The ideal Egyptian tomb comprised two basic elements: the actual burial place of the body and the offering place, where the worlds of the living and dead coincided, and where items of sustenance could be provided for the deceased. Architecturally and decoratively, the two elements were for much of Egyptian history distinct, and it is important to bear this in mind whenever analysing a given funerary monument. Indeed, these elements could be separated by considerable distances; nevertheless, they still formed part of the same whole.
The structure or structures forming such a monument ideally lay in the desert on the western bank of the Nile, so that the progression from the entrance was towards the west, the home of the dead. The focus of the offering place would be on a western wall to provide for the optimum interface with the beyond. However, in some areas, topographical considerations meant that cemeteries had to be placed on the east bank. In some cases, the reversed orientation seems to have been simply ignored, but in others adjustments were made to normal plans to ensure that the cult could be carried out facing west, even if this resulted in a very awkwardly arranged monument (e. g. at the Fraser Tombs at Tihna: Dodson and Ikram 2008: 156-7).
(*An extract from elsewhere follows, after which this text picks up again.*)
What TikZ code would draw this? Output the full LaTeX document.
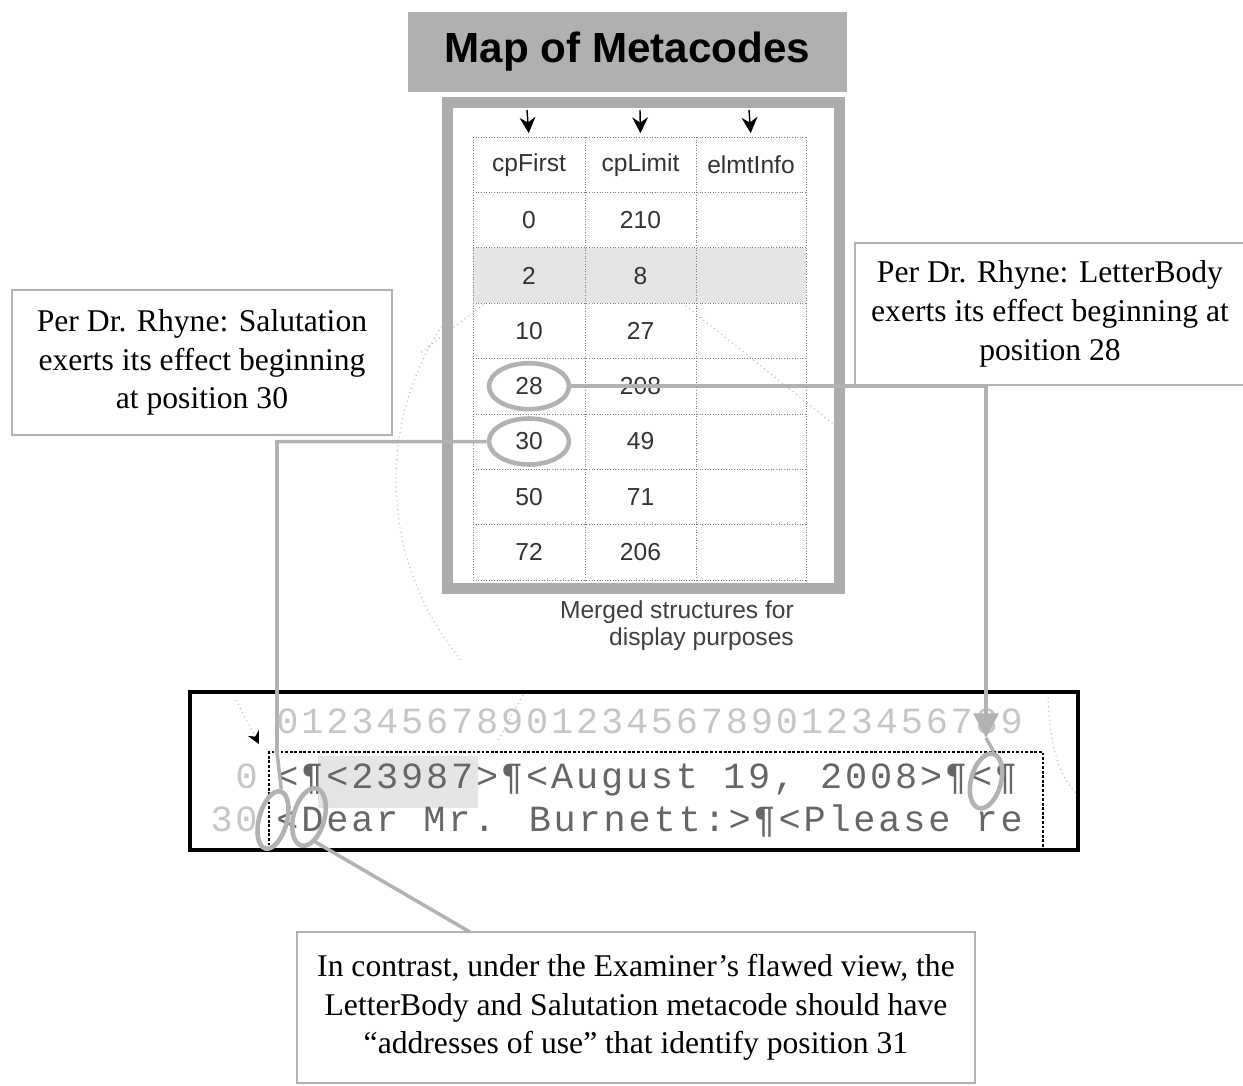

Topographic issues also influenced the overall form of the tomb. On ‘‘flat’’ sites in the Nile valley, the classic tomb-type was the brick - or stone-built bench-shaped mastaba (or - for kings and queens - the pyramid), with its offering place either against or within its eastern side. Later, this was replaced by structures that were essentially freestanding chapels, often resembling miniature temples, albeit sometimes with elements that harked back to the mastaba prototype. Burial chambers would in both cases be cut in the bed-rock or compacted desert gravel - in the latter case usually lined and roofed with brick or sometimes stone.
At sites where foothills or cliff-faces dominated, the tomb would be largely or wholly rock-cut. Although, on occasion, the bedrock could be cut away to produce an apparently free-standing mastaba core (e. g. in the Central Field at Giza, or the Fraser
Tombs), most such sites simply cut the offering place into the flank of the hill or cliff. The burial apartments remained in the bed-rock.
In the Delta, very different conditions prevailed from the Nile valley, with at best sandy mounds (gezira) rising above the alluvium, on which both settlements and cemeteries had to be placed. Rock-cut elements of any sort were thus out of the question, and burial chambers thus had to be built out of brick or stone and sunk as deep as practicable into the gezira, bearing in mind the proximity of the water table. A chapel would then be built above, using the substructure as a foundation. This approach was also used for intra-urban interments in the valley, for example within the city of Memphis.
In all cases, however, the purpose of the tomb remained constant: to act as a magical machine to translate the dead person from this world to the next - and maintain them there, free from hunger, for eternity.